Friday, July 18, 2014
Me on The Kiss of Deception
Author: Mary E. Pearson
Release Date: July 8, 2014
Publisher: Henry Holt & Co. (Macmillan imprint)
In a society steeped in tradition, Princess Lia's life follows a preordained course. As First Daughter, she is expected to have the revered gift of sight, but she doesn't, and she knows her parents are perpetrating a sham when they arrange her marriage to secure an alliance with a neighboring kingdom, to a prince she has never met. On the morning of her wedding, Lia flees to a distant village. She settles into a new life, hopeful when two mysterious and handsome strangers arrive, and unaware that one is the jilted prince and the other an assassin sent to kill her. Deception abounds, and Lia finds herself on the brink of unlocking perilous secrets, even as she finds herself falling in love.
The Kiss of Deception is a rather deceptive book. I thought I would read an epic fantasy set in a strange land with a runaway princess, a jilted prince, and an assassin. What I read was an epic fantasy set in a strange land with a runaway princess, a jilted prince, and an assassin, but events didn't unfold in ways I expected. I didn't take into account the threads of something far more secret and sinister twisting their way through this book, appearing here and there like random drops.
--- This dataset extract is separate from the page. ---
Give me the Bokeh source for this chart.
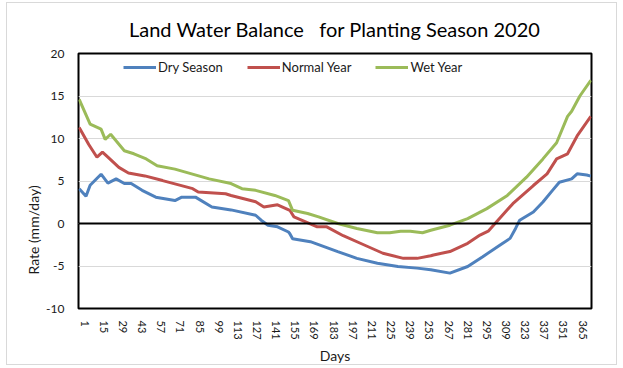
from bokeh.plotting import figure
from bokeh.models import Range1d, FixedTicker, Span, Legend, LegendItem, PrintfTickFormatter, Title
from bokeh.embed import file_html
from bokeh.resources import INLINE

# ---- data ----
dry_days = [-3, 2, 5, 13, 18, 24, 30, 35, 43, 53, 67, 72, 82, 94, 108, 126, 130, 135, 142, 150,
            151, 153, 166, 186, 200, 215, 230, 244, 254, 268, 281, 292, 305, 312, 316, 319, 329,
            336, 343, 348, 357, 361, 368, 371]
dry_vals = [4.1, 3.2, 4.5, 5.8, 4.75, 5.25, 4.7, 4.7, 3.9, 3.1, 2.7, 3.1, 3.1, 1.95, 1.6, 0.97, 0.39,
            -0.2, -0.39, -1.0, -1.2, -1.8, -2.14, -3.3, -4.1, -4.67, -5.06, -5.25, -5.45, -5.84,
            -5.06, -3.9, -2.5, -1.75, -0.58, 0.39, 1.36, 2.53, 3.9, 4.86, 5.25, 5.84, 5.7, 5.57]

normal_days = [-3, 4, 10, 14, 18, 26, 33, 45, 58, 80, 84, 104, 108, 126, 132, 142, 151, 154, 171,
               178, 190, 205, 219, 234, 244, 254, 256, 268, 281, 290, 296, 301, 314, 329, 339, 346,
               354, 361, 371]
normal_vals = [11.3, 9.3, 7.8, 8.4, 7.8, 6.6, 5.95, 5.6, 5.05, 4.1, 3.7, 3.5, 3.3, 2.55, 1.95, 2.2,
               1.55, 0.78, -0.39, -0.39, -1.44, -2.5, -3.5, -4.1, -4.1, -3.8, -3.7, -3.3, -2.33,
               -1.36, -0.9, 0.0, 2.33, 4.47, 5.84, 7.6, 8.2, 10.3, 12.6]

wet_days = [-3, 5, 13, 16, 20, 30, 37, 46, 54, 67, 92, 108, 116, 126, 140, 150, 153, 164, 172, 186,
            200, 215, 224, 232, 239, 248, 254, 268, 281, 295, 310, 324, 336, 346, 354, 357, 363, 371]
wet_vals = [14.6, 11.7, 11.1, 9.9, 10.5, 8.56, 8.2, 7.6, 6.8, 6.4, 5.25, 4.7, 4.1, 3.9, 3.3, 2.7,
            1.55, 1.17, 0.78, 0.0, -0.58, -1.09, -1.09, -0.9, -0.9, -1.09, -0.8, -0.2, 0.58, 1.75,
            3.3, 5.45, 7.6, 9.5, 12.6, 13.2, 15.0, 16.85]

series_names = ["Dry Season", "Normal Year", "Wet Year"]
series_colors = ["#4F81BD", "#C0504D", "#9BBB59"]
day_ticks = list(range(1, 366, 14))
rate_ticks = [-10, -5, 0, 5, 10, 15, 20]

FONT = "Lato"
NB = "\u00a0"

p = figure(width=611, height=363, output_backend="svg", toolbar_location=None,
           x_range=Range1d(-3.5, 371.5), y_range=Range1d(-10, 20),
           min_border_left=71, min_border_right=27, min_border_top=50, min_border_bottom=56,
           title="Land Water Balance" + NB * 3 + "for Planting Season 2020")
p.styles = {"border": "1px solid #d9d9d9", "margin-left": "6px", "margin-top": "2px"}

p.title.align = "center"
p.title.text_font = FONT
p.title.text_font_size = "20px"
p.title.text_font_style = "normal"
p.title.text_color = "#000000"
p.title.offset = -4

# thin spacer between title and plot area (lifts the title as in the reference)
p.above.insert(0, Title(text=NB, text_font_size="6px", standoff=0))

p.outline_line_color = "black"
p.outline_line_width = 2
p.outline_line_alpha = 1

p.xgrid.visible = False
p.ygrid.grid_line_color = "#d9d9d9"
p.ygrid.grid_line_width = 1

p.xaxis.ticker = FixedTicker(ticks=day_ticks)
p.yaxis.ticker = FixedTicker(ticks=rate_ticks)
p.yaxis.formatter = PrintfTickFormatter(format="%d")
for ax in (p.xaxis[0], p.yaxis[0]):
    ax.axis_line_color = None
    ax.major_tick_line_color = None
    ax.minor_tick_line_color = None
    ax.major_label_text_font = FONT
    ax.major_label_text_color = "#1a1a1a"
    ax.axis_label_text_font = FONT
    ax.axis_label_text_font_style = "normal"
    ax.axis_label_text_font_size = "14px"
    ax.axis_label_text_color = "#1a1a1a"

p.xaxis.major_label_orientation = "vertical"
p.xaxis.major_label_text_font_size = "11px"
p.yaxis.major_label_text_font_size = "12px"
p.xaxis.axis_label = "Days"
p.xaxis.major_label_standoff = 6
p.yaxis.major_label_standoff = 8
p.xaxis.axis_label_standoff = 4

# y-axis title, placed below the frame centre as in the reference
ytitle = Title(text="Rate (mm/day)", align="left", offset=34, standoff=4,
               text_font=FONT, text_font_size="14px", text_font_style="normal",
               text_color="#1a1a1a")
p.add_layout(ytitle, "left")

p.add_layout(Span(location=0, dimension="width", line_color="black", line_width=2))

r_dry = p.line(dry_days, dry_vals, line_color=series_colors[0], line_width=3)
r_norm = p.line(normal_days, normal_vals, line_color=series_colors[1], line_width=3)
r_wet = p.line(wet_days, wet_vals, line_color=series_colors[2], line_width=3)

legend = Legend(items=[LegendItem(label=series_names[0], renderers=[r_dry]),
                       LegendItem(label=series_names[1], renderers=[r_norm]),
                       LegendItem(label=series_names[2], renderers=[r_wet])],
                orientation="horizontal", location=(45, 233),
                glyph_width=33, glyph_height=14, label_height=14, label_standoff=2,
                spacing=24, padding=2, margin=0,
                label_text_font=FONT, label_text_font_size="13px", label_text_color="#1a1a1a",
                border_line_color=None, background_fill_alpha=0)
p.add_layout(legend, "center")

open("out.html", "w").write(file_html(p, INLINE))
Lia is filled with worries and dreams, she worries about an upcoming future she doesn't want and dreams of something different. She is First Daughter to a king and queen, but beyond that she is nothing. She's valuable as a thing, as something to be traded, to be won, but she has no value. She is existing but not living. She is there to be their game piece, to move how they tell her to, to serve them. To play their game. But then she runs away, making a decision, making the decision that will change her life and everyone else's.
The chapters narrated by the prince and the assassin were interesting in that they added mystery to the book, and to Lia's running away and finding a new place to belong to. When you're on the run you never know who's chasing you, and here are glimpses into who they are, where they're from, and what their motives are. It isn't long until their names are revealed, but it's longer until a name is matched to a role. And I was surprised to discover that I'd guessed wrong as to who was who.
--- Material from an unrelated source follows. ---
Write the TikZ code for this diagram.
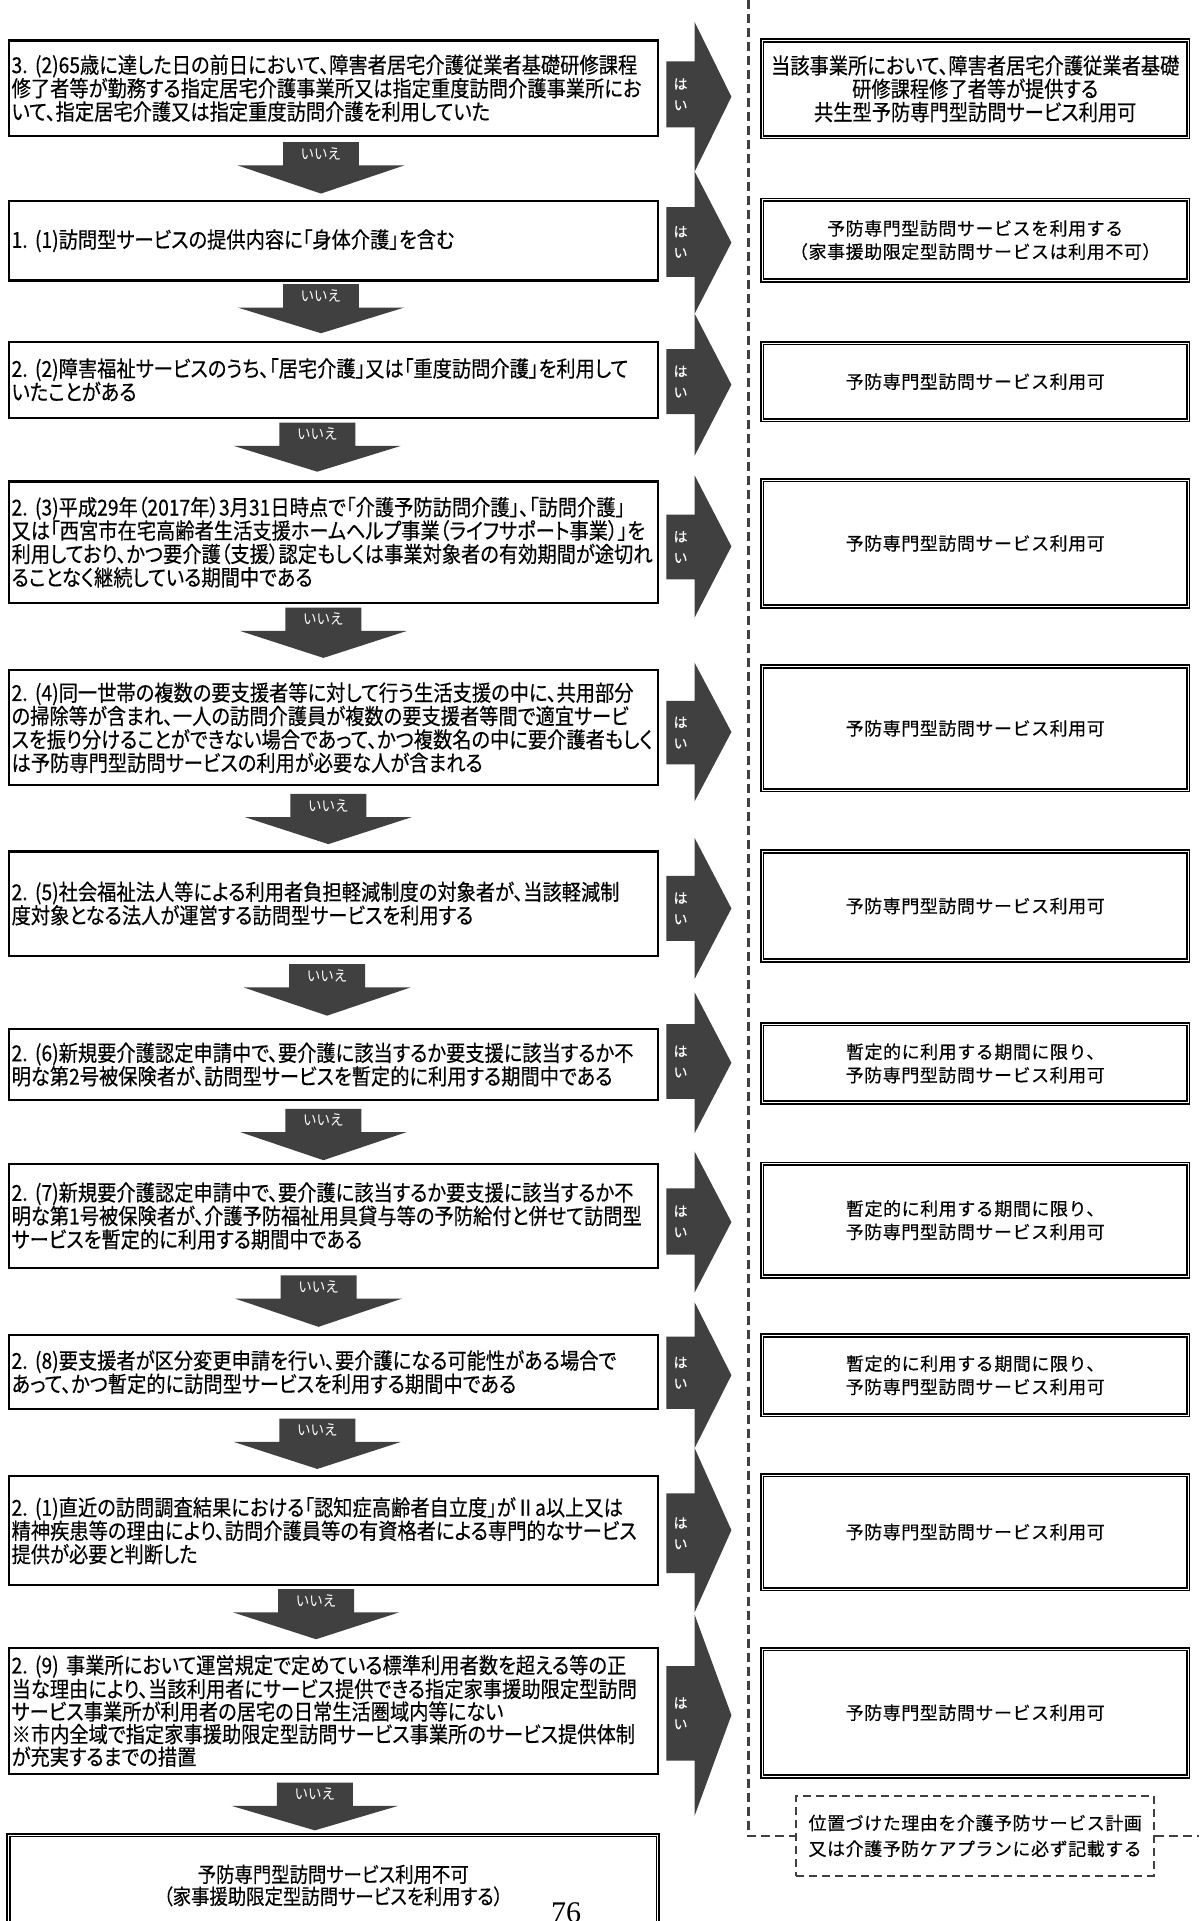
\documentclass[tikz,border=0pt]{standalone}
\usepackage{fontspec}
\newfontfamily\jpc[FakeStretch=0.875,FakeBold=0.35,RawFeature=+palt]{Noto Sans CJK JP}
\newfontfamily\jpg[LetterSpace=3,FakeBold=0.3]{Noto Sans CJK JP}
\newfontfamily\jpn[FakeStretch=0.9]{Noto Sans CJK JP}
\newfontfamily\numserif{Liberation Serif}
\definecolor{agray}{RGB}{64,64,64}
\tikzset{
  qbox/.style={draw=black, line width=2.2pt, fill=white, inner xsep=3pt, inner ysep=0pt,
    minimum width=649pt, text width=643pt, align=left,
    font=\jpc\fontsize{22pt}{23.4pt}\selectfont},
  rbox/.style={draw=black, line width=1.7pt, double=white, double distance=1pt, fill=white,
    inner sep=0pt, minimum width=426pt, text width=420pt, align=center,
    font=\jpg\fontsize{18pt}{23.3pt}\selectfont},
  endbox/.style={draw=black, line width=1.7pt, double=white, double distance=1pt, fill=white,
    inner sep=0pt, minimum width=649pt, text width=640pt, align=center,
    font=\jpc\fontsize{21pt}{22pt}\selectfont},
  notebox/.style={draw=agray, line width=2pt, dash pattern=on 8pt off 5pt, fill=white,
    inner sep=0pt, minimum width=357.6pt, minimum height=79.6pt, text width=350pt, align=center,
    font=\jpg\fontsize{18pt}{25.7pt}\selectfont},
  hailabel/.style={text=white, inner sep=0pt, align=center, font=\jpg\fontsize{14pt}{21pt}\selectfont},
  iielabel/.style={text=white, inner sep=0pt, font=\jpn\fontsize{15pt}{15pt}\selectfont},
  dline/.style={draw=agray, line width=2.4pt, dash pattern=on 9pt off 5pt},
}
% #1 name, #2 head top, #3 head bottom, #4 tab top, #5 tab bottom
\newcommand\haiarrow[5]{%
  \fill[agray] (544,#4) -- (567,#4) -- (567,#2) -- (597,{(#2+#3)/2}) -- (567,#3)
     -- (567,#5) -- (544,#5) -- cycle;
  \node[hailabel] (#1) at (555.5,{(#4+#5)/2}) {は\\い};}
% #1 name, #2 centre x, #3 top, #4 tip
\newcommand\iiearrow[4]{%
  \fill[agray] (#2-31,#3) -- (#2+31,#3) -- (#2+31,#3+19) -- (#2+68,#3+19) -- (#2,#4)
     -- (#2-68,#3+19) -- (#2-31,#3+19) -- cycle;
  \node[iielabel] (#1) at (#2,#3+9.5) {いいえ};}
\begin{document}
\begin{tikzpicture}[x=1.2247pt, y=-1.2247pt]
\useasboundingbox (0,0) rectangle (979,1568);
\fill[white] (0,0) rectangle (979,1568);

% ---------- question boxes (left) ----------
\node[qbox, minimum height=95.5pt] (q1) at (272,72) {3.~(2)65歳に達した日の前日において、障害者居宅介護従業者基礎研修課程\\修了者等が勤務する指定居宅介護事業所又は指定重度訪問介護事業所にお\\いて、指定居宅介護又は指定重度訪問介護を利用していた};
\node[qbox, minimum height=79.6pt] (q2) at (272,196.5) {1.~(1)訪問型サービスの提供内容に「身体介護」を含む};
\node[qbox, minimum height=75.9pt] (q3) at (272,310) {2.~(2)障害福祉サービスのうち、「居宅介護」又は「重度訪問介護」を利用して\\いたことがある};
\node[qbox, minimum height=121.2pt] (q4) at (272,442.5) {2.~(3)平成29年（2017年）3月31日時点で「介護予防訪問介護」、「訪問介護」\\又は「西宮市在宅高齢者生活支援ホームヘルプ事業（ライフサポート事業）」を\\利用しており、かつ要介護（支援）認定もしくは事業対象者の有効期間が途切れ\\ることなく継続している期間中である};
\node[qbox, minimum height=115.1pt] (q5) at (272,594) {2.~(4)同一世帯の複数の要支援者等に対して行う生活支援の中に、共用部分\\の掃除等が含まれ、一人の訪問介護員が複数の要支援者等間で適宜サービ\\スを振り分けることができない場合であって、かつ複数名の中に要介護者もしく\\は予防専門型訪問サービスの利用が必要な人が含まれる};
\node[qbox, minimum height=104.1pt] (q6) at (272,737.5) {2.~(5)社会福祉法人等による利用者負担軽減制度の対象者が、当該軽減制\\度対象となる法人が運営する訪問型サービスを利用する};
\node[qbox, minimum height=71pt] (q7) at (272,869) {2.~(6)新規要介護認定申請中で、要介護に該当するか要支援に該当するか不\\明な第2号被保険者が、訪問型サービスを暫定的に利用する期間中である};
\node[qbox, minimum height=104.1pt] (q8) at (272,992.5) {2.~(7)新規要介護認定申請中で、要介護に該当するか要支援に該当するか不\\明な第1号被保険者が、介護予防福祉用具貸与等の予防給付と併せて訪問型\\サービスを暫定的に利用する期間中である};
\node[qbox, minimum height=73.5pt] (q9) at (272,1120) {2.~(8)要支援者が区分変更申請を行い、要介護になる可能性がある場合で\\あって、かつ暫定的に訪問型サービスを利用する期間中である};
\node[qbox, minimum height=109pt] (q10) at (272,1249.5) {2.~(1)直近の訪問調査結果における「認知症高齢者自立度」がⅡa以上又は\\精神疾患等の理由により、訪問介護員等の有資格者による専門的なサービス\\提供が必要と判断した};
\node[qbox, minimum height=126.1pt, font=\jpc\fontsize{22pt}{22.6pt}\selectfont] (q11) at (272,1396.5) {2.~(9)~事業所において運営規定で定めている標準利用者数を超える等の正\\当な理由により、当該利用者にサービス提供できる指定家事援助限定型訪問\\サービス事業所が利用者の居宅の日常生活圏域内等にない\\※市内全域で指定家事援助限定型訪問サービス事業所のサービス提供体制\\が充実するまでの措置};
\node[endbox, minimum height=100.4pt] (q12) at (272,1539) {予防専門型訪問サービス利用不可\\（家事援助限定型訪問サービスを利用する）};
\node[font=\numserif\fontsize{30pt}{30pt}\selectfont, inner sep=0pt, anchor=north] (pageno) at (462,1553) {76};

% ---------- result boxes (right) ----------
\node[rbox, minimum height=96.8pt, font=\jpc\fontsize{22pt}{23.3pt}\selectfont] (r1) at (796,72.5) {当該事業所において、障害者居宅介護従業者基礎\\研修課程修了者等が提供する\\共生型予防専門型訪問サービス利用可};
\node[rbox, minimum height=80.8pt] (r2) at (796,196) {予防専門型訪問サービスを利用する\\（家事援助限定型訪問サービスは利用不可）};
\node[rbox, minimum height=77.2pt] (r3) at (796,311.5) {予防専門型訪問サービス利用可};
\node[rbox, minimum height=126.1pt] (r4) at (796,443.5) {予防専門型訪問サービス利用可};
\node[rbox, minimum height=123.7pt] (r5) at (796,594.5) {予防専門型訪問サービス利用可};
\node[rbox, minimum height=109pt] (r6) at (796,739.5) {予防専門型訪問サービス利用可};
\node[rbox, minimum height=78.4pt] (r7) at (796,868) {暫定的に利用する期間に限り、\\予防専門型訪問サービス利用可};
\node[rbox, minimum height=112.7pt] (r8) at (796,996) {暫定的に利用する期間に限り、\\予防専門型訪問サービス利用可};
\node[rbox, minimum height=79.6pt] (r9) at (796,1122.5) {暫定的に利用する期間に限り、\\予防専門型訪問サービス利用可};
\node[rbox, minimum height=113.9pt] (r10) at (796,1250.5) {予防専門型訪問サービス利用可};
\node[rbox, minimum height=127.4pt] (r11) at (796,1398) {予防専門型訪問サービス利用可};

% ---------- note and dashed divider ----------
\node[notebox] (note) at (796,1498.5) {位置づけた理由を介護予防サービス計画\\又は介護予防ケアプランに必ず記載する};
\coordinate (dtop) at (611,0);
\coordinate (dcorner) at (611,1498.5);
\coordinate (dright) at (979,1498.5);
\draw[dline] (dtop) -- (dcorner) -- (note.west);
\draw[dline] (note.east) -- (dright);

% ---------- "はい" arrows ----------
\haiarrow{h1}{18}{140}{50}{104}
\haiarrow{h2}{140}{256}{169}{226}
\haiarrow{h3}{256}{372}{285}{338}
\haiarrow{h4}{388}{504}{420}{473}
\haiarrow{h5}{541}{654}{572}{624}
\haiarrow{h6}{684}{799}{715}{768}
\haiarrow{h7}{810}{925}{836}{897}
\haiarrow{h8}{940}{1055}{970}{1024}
\haiarrow{h9}{1063}{1182}{1091}{1150}
\haiarrow{h10}{1182}{1316}{1219}{1284}
\haiarrow{h11}{1318}{1482}{1360}{1437}

% ---------- "いいえ" arrows ----------
\iiearrow{n1}{262}{116}{158}
\iiearrow{n2}{262}{232}{272}
\iiearrow{n3}{259}{345}{385}
\iiearrow{n4}{264}{496}{537}
\iiearrow{n5}{268}{648}{689}
\iiearrow{n6}{267}{787}{829}
\iiearrow{n7}{264}{905}{947}
\iiearrow{n8}{260}{1041}{1083}
\iiearrow{n9}{259}{1158}{1199}
\iiearrow{n10}{258}{1297}{1338}
\iiearrow{n11}{257}{1455}{1494}
\end{tikzpicture}
\end{document}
Like with most epic fantasy, I was intrigued by the world created here. So familiar with its kingdoms, its small towns, its feuds, its hidden legends. So familiar that I was bored at the beginning. A princess and her hatred of her station and impending political marriage is nothing new. And in terms of the romance I went in extremely wary of the prospect of a love triangle, then I was okay, and by the end I was wary again. But not as wary.
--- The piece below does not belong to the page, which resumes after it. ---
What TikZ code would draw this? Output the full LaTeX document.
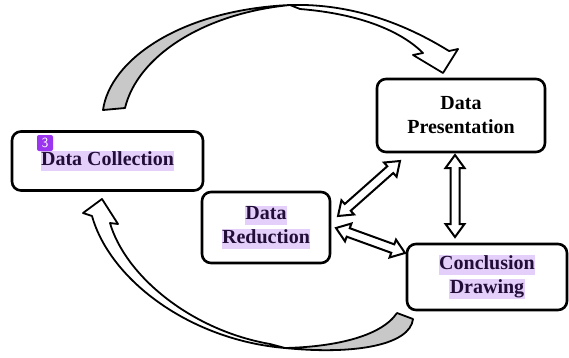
\documentclass[tikz,border=0pt]{standalone}
\usepackage{fontspec}
\setmainfont{Liberation Serif}
\usetikzlibrary{calc}
\definecolor{hlcol}{HTML}{E4CEFA}
\definecolor{txtcol}{HTML}{220C38}
\definecolor{badgecol}{HTML}{9B35F0}
\definecolor{ribgray}{HTML}{C8C8C8}
\newcommand\hlt[1]{{\setlength{\fboxsep}{0.5pt}\colorbox{hlcol}{\rule[-4.5pt]{0pt}{15.5pt}#1}}}
\newcommand\blockdbl[2]{%
  \path let \p1=(#1), \p2=(#2), \n1={atan2(\y2-\y1,\x2-\x1)}, \n2={veclen(\x2-\x1,\y2-\y1)} in \pgfextra{\xdef\bdang{\n1}\xdef\bdlen{\n2}};
  \begin{scope}[shift={(#1)}, rotate=\bdang]
    \draw[dblarrow] (0pt,0pt) -- (13pt,9.5pt) -- (13pt,4.5pt) -- (\bdlen-13pt,4.5pt) -- (\bdlen-13pt,9.5pt) -- (\bdlen,0pt) -- (\bdlen-13pt,-9.5pt) -- (\bdlen-13pt,-4.5pt) -- (13pt,-4.5pt) -- (13pt,-9.5pt) -- cycle;
  \end{scope}}
\begin{document}
\begin{tikzpicture}[x=1pt,y=-1pt,
  box/.style={draw=black, line width=2.6pt, rounded corners=9pt, fill=white, align=center,
    font=\fontsize{20}{24}\selectfont\bfseries, inner sep=0pt},
  ribbon/.style={draw=black, line width=1.8pt, line join=round},
  dblarrow/.style={draw=black, fill=white, line width=2pt, line join=miter, miter limit=10}
]
\useasboundingbox (0,0) rectangle (569,357);

% curved ribbon arrows
\draw[ribbon, fill=ribgray] (103,110) .. controls (110,60) and (180,10) .. (290,5)
  .. controls (200,14) and (137,58) .. (125,108) -- cycle;
\draw[ribbon, fill=white] (290,5) .. controls (360,3) and (415,30) .. (449,51) -- (458,49) -- (443,73) -- (413,55) -- (423,53)
  .. controls (402,32) and (362,14) .. (300,9) -- cycle;

\draw[ribbon, fill=ribgray] (413,319) .. controls (410,345) and (355,355) .. (285,348)
  .. controls (330,347) and (380,338) .. (397,313) -- cycle;
\draw[ribbon, fill=white] (285,348) .. controls (190,340) and (110,280) .. (92,216) -- (83,213) -- (102,199) -- (118,224) -- (110,223)
  .. controls (125,275) and (190,330) .. (270,344) -- cycle;

% boxes
\node[box, minimum width=191pt, minimum height=59pt, text=txtcol] (coll) at (107.5,161) {\hlt{Data Collection}};
\node[box, minimum width=128pt, minimum height=71pt, text=txtcol] (red) at (266,227.5) {\hlt{Data}\\\hlt{Reduction}};
\node[box, minimum width=168pt, minimum height=73pt] (pres) at (461,115.5) {Data\\Presentation};
\node[box, minimum width=160pt, minimum height=66pt, text=txtcol] (conc) at (487,277) {\hlt{Conclusion}\\\hlt{Drawing}};

\node[fill=badgecol, rounded corners=2pt, minimum size=16pt, inner sep=0pt, text=white,
  font=\sffamily\fontsize{14}{14}\selectfont] (badge) at (45,143) {3};

% double block arrows
\coordinate (pr1) at (400,161); \coordinate (pr2) at (338,216);
\coordinate (rc1) at (336,228); \coordinate (rc2) at (405,253);
\coordinate (pc1) at (455,155); \coordinate (pc2) at (455,237);
\blockdbl{pr1}{pr2}
\blockdbl{rc1}{rc2}
\blockdbl{pc1}{pc2}
\end{tikzpicture}
\end{document}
What makes this different is who she becomes over the course of the book, what she learns about the world she thought she knew and about herself. There is a moment when she realizes that, when she finally becomes someone, and that almost made the boring beginning worth it. Of course, the book ends with so many questions left unanswered, so many small secrets suddenly revealed and then left behind when the book returns to the main story. In the end I did enjoy this, so I'm looking forward to the next two books of the trilogy.
(I received an e-galley of this title to review from Macmillan through Raincoast Books.)